> Given task
Transcribe every line from the top down to the line with "p.ygrid.ticker = FixedTicker(ticks=y_ticks)", both ends included, but not the pictures.

> Dataset content

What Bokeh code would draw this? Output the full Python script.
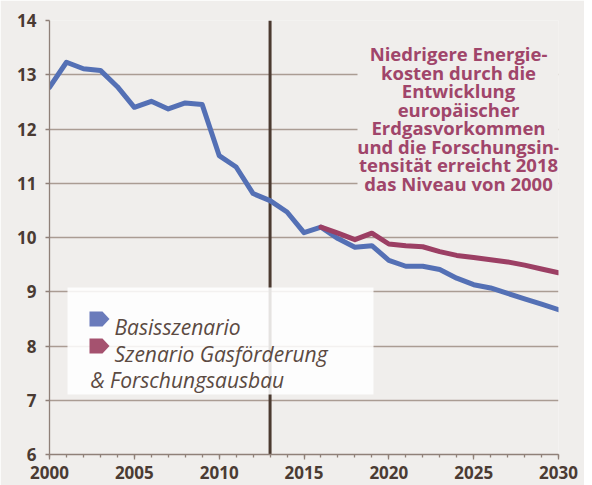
from bokeh.plotting import figure
from bokeh.models import FixedTicker, Range1d
from bokeh.embed import file_html
from bokeh.resources import INLINE
from bokeh.core.properties import value

# ---------------- data ----------------
years_basis = list(range(2000, 2031))
basis = [12.77, 13.23, 13.11, 13.08, 12.78, 12.40, 12.51, 12.37, 12.48, 12.45,
         11.51, 11.30, 10.81, 10.68, 10.47, 10.09, 10.19, 9.98, 9.82, 9.85,
         9.58, 9.47, 9.47, 9.41, 9.25, 9.13, 9.07, 8.97, 8.87, 8.77, 8.67]
years_gas = list(range(2016, 2031))
gas = [10.19, 10.08, 9.96, 10.08, 9.88, 9.85, 9.83, 9.74, 9.67, 9.63,
       9.59, 9.55, 9.49, 9.42, 9.35]
base_year = 2013
x_ticks = [2000, 2005, 2010, 2015, 2020, 2025, 2030]
y_ticks = [6, 7, 8, 9, 10, 11, 12, 13, 14]
legend_labels = ["Basisszenario", "Szenario Gasförderung", "& Forschungsausbau"]
note_lines = ["Niedrigere Energie-", "kosten durch die", "Entwicklung",
              "europäischer", "Erdgasvorkommen", "und die Forschungsin-",
              "tensität erreicht 2018", "das Niveau von 2000"]

# ---------------- style ----------------
BG = "#f0eeec"
BLUE = "#5470b5"
RED = "#9c3f64"
BLUE_M = "#6a7bbb"
RED_M = "#a5526f"
GRID = "#aa9c93"
AXIS = "#8f8078"
TXT = "#4a3b33"
NOTE = "#a0456a"
LEG_TXT = "#5b4a42"
FONT = "Open Sans"

X0, X1, Y0, Y1 = 2000, 2030, 6, 14
FW, FH = 509, 434
FL, FT = 49, 20  # frame offset inside figure

def dx(px):  # image pixel -> data x
    return X0 + (px - FL) * (X1 - X0) / FW

def dy(py):  # image pixel -> data y
    return Y1 - (py - FT) * (Y1 - Y0) / FH

p = figure(frame_width=FW, frame_height=FH, output_backend="svg",
           toolbar_location=None, x_range=Range1d(X0, X1), y_range=Range1d(Y0, Y1),
           min_border_left=FL, min_border_top=FT, min_border_right=26,
           min_border_bottom=31, background_fill_color=BG, border_fill_color=BG,
           outline_line_color=None)

p.xgrid.grid_line_color = None
p.ygrid.grid_line_color = GRID
p.ygrid.grid_line_width = 1.3
p.ygrid.ticker = FixedTicker(ticks=y_ticks)

p.xaxis.ticker = FixedTicker(ticks=x_ticks, minor_ticks=list(range(2000, 2031)))
p.yaxis.ticker = FixedTicker(ticks=y_ticks)
for ax in (p.xaxis, p.yaxis):
    ax.axis_line_color = AXIS
    ax.axis_line_width = 1.3
    ax.major_tick_line_color = AXIS
    ax.major_tick_line_width = 1.3
    ax.minor_tick_line_color = AXIS
    ax.minor_tick_line_width = 1.3
    ax.major_tick_in = 0
    ax.minor_tick_in = 0
    ax.major_label_text_font = FONT
    ax.major_label_text_font_style = "bold"
    ax.major_label_text_font_size = "17px"
    ax.major_label_text_color = TXT
p.xaxis.major_tick_out = 5
p.xaxis.minor_tick_out = 3
p.xaxis.major_label_standoff = 6
p.yaxis.major_tick_out = 4
p.yaxis.minor_tick_out = 0
p.yaxis.minor_tick_line_color = None
p.yaxis.major_label_standoff = 9

# note background (hides grid lines behind the text)
p.quad(left=[dx(357)], right=[X1], top=[dy(24)], bottom=[dy(200)],
       fill_color=BG, line_color=None)

# base year line
p.segment(x0=[base_year], y0=[Y0], x1=[base_year], y1=[Y1],
          line_color="#4b3a30", line_width=3)

# series
p.line(years_basis, basis, line_color=BLUE, line_width=5, line_join="round", line_cap="round")
p.line(years_gas, gas, line_color=RED, line_width=5, line_join="round", line_cap="round")

# legend box
p.quad(left=[dx(67)], right=[dx(373)], top=[dy(287)], bottom=[dy(394)],
       fill_color="white", fill_alpha=0.86, line_color=None)

def pent(cy, color):
    xs = [dx(89), dx(102), dx(109), dx(102), dx(89)]
    ys = [dy(cy - 7.5), dy(cy - 7.5), dy(cy), dy(cy + 7.5), dy(cy + 7.5)]
    p.patch(xs, ys, fill_color=color, line_color=None)

pent(318.5, BLUE_M)
pent(345.5, RED_M)

p.text(x=[dx(114), dx(114), dx(90)], y=[dy(326), dy(353), dy(379.5)], text=legend_labels,
       text_font=value(FONT), text_font_style="italic", text_font_size="21px",
       text_color=LEG_TXT, text_align="left", text_baseline="alphabetic")

# note text
pitch = 18.49
p.text(x=[dx(458)] * len(note_lines),
       y=[dy(53.3 + i * pitch) for i in range(len(note_lines))],
       text=note_lines, text_font=value(FONT), text_font_style="bold",
       text_font_size="18.5px", text_color=NOTE, text_align="center",
       text_baseline="alphabetic")

open("out.html", "w").write(file_html(p, INLINE))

> Completed exercise
What Bokeh code would draw this? Output the full Python script.
from bokeh.plotting import figure
from bokeh.models import FixedTicker, Range1d
from bokeh.embed import file_html
from bokeh.resources import INLINE
from bokeh.core.properties import value

# ---------------- data ----------------
years_basis = list(range(2000, 2031))
basis = [12.77, 13.23, 13.11, 13.08, 12.78, 12.40, 12.51, 12.37, 12.48, 12.45,
         11.51, 11.30, 10.81, 10.68, 10.47, 10.09, 10.19, 9.98, 9.82, 9.85,
         9.58, 9.47, 9.47, 9.41, 9.25, 9.13, 9.07, 8.97, 8.87, 8.77, 8.67]
years_gas = list(range(2016, 2031))
gas = [10.19, 10.08, 9.96, 10.08, 9.88, 9.85, 9.83, 9.74, 9.67, 9.63,
       9.59, 9.55, 9.49, 9.42, 9.35]
base_year = 2013
x_ticks = [2000, 2005, 2010, 2015, 2020, 2025, 2030]
y_ticks = [6, 7, 8, 9, 10, 11, 12, 13, 14]
legend_labels = ["Basisszenario", "Szenario Gasförderung", "& Forschungsausbau"]
note_lines = ["Niedrigere Energie-", "kosten durch die", "Entwicklung",
              "europäischer", "Erdgasvorkommen", "und die Forschungsin-",
              "tensität erreicht 2018", "das Niveau von 2000"]

# ---------------- style ----------------
BG = "#f0eeec"
BLUE = "#5470b5"
RED = "#9c3f64"
BLUE_M = "#6a7bbb"
RED_M = "#a5526f"
GRID = "#aa9c93"
AXIS = "#8f8078"
TXT = "#4a3b33"
NOTE = "#a0456a"
LEG_TXT = "#5b4a42"
FONT = "Open Sans"

X0, X1, Y0, Y1 = 2000, 2030, 6, 14
FW, FH = 509, 434
FL, FT = 49, 20  # frame offset inside figure

def dx(px):  # image pixel -> data x
    return X0 + (px - FL) * (X1 - X0) / FW

def dy(py):  # image pixel -> data y
    return Y1 - (py - FT) * (Y1 - Y0) / FH

p = figure(frame_width=FW, frame_height=FH, output_backend="svg",
           toolbar_location=None, x_range=Range1d(X0, X1), y_range=Range1d(Y0, Y1),
           min_border_left=FL, min_border_top=FT, min_border_right=26,
           min_border_bottom=31, background_fill_color=BG, border_fill_color=BG,
           outline_line_color=None)

p.xgrid.grid_line_color = None
p.ygrid.grid_line_color = GRID
p.ygrid.grid_line_width = 1.3
p.ygrid.ticker = FixedTicker(ticks=y_ticks)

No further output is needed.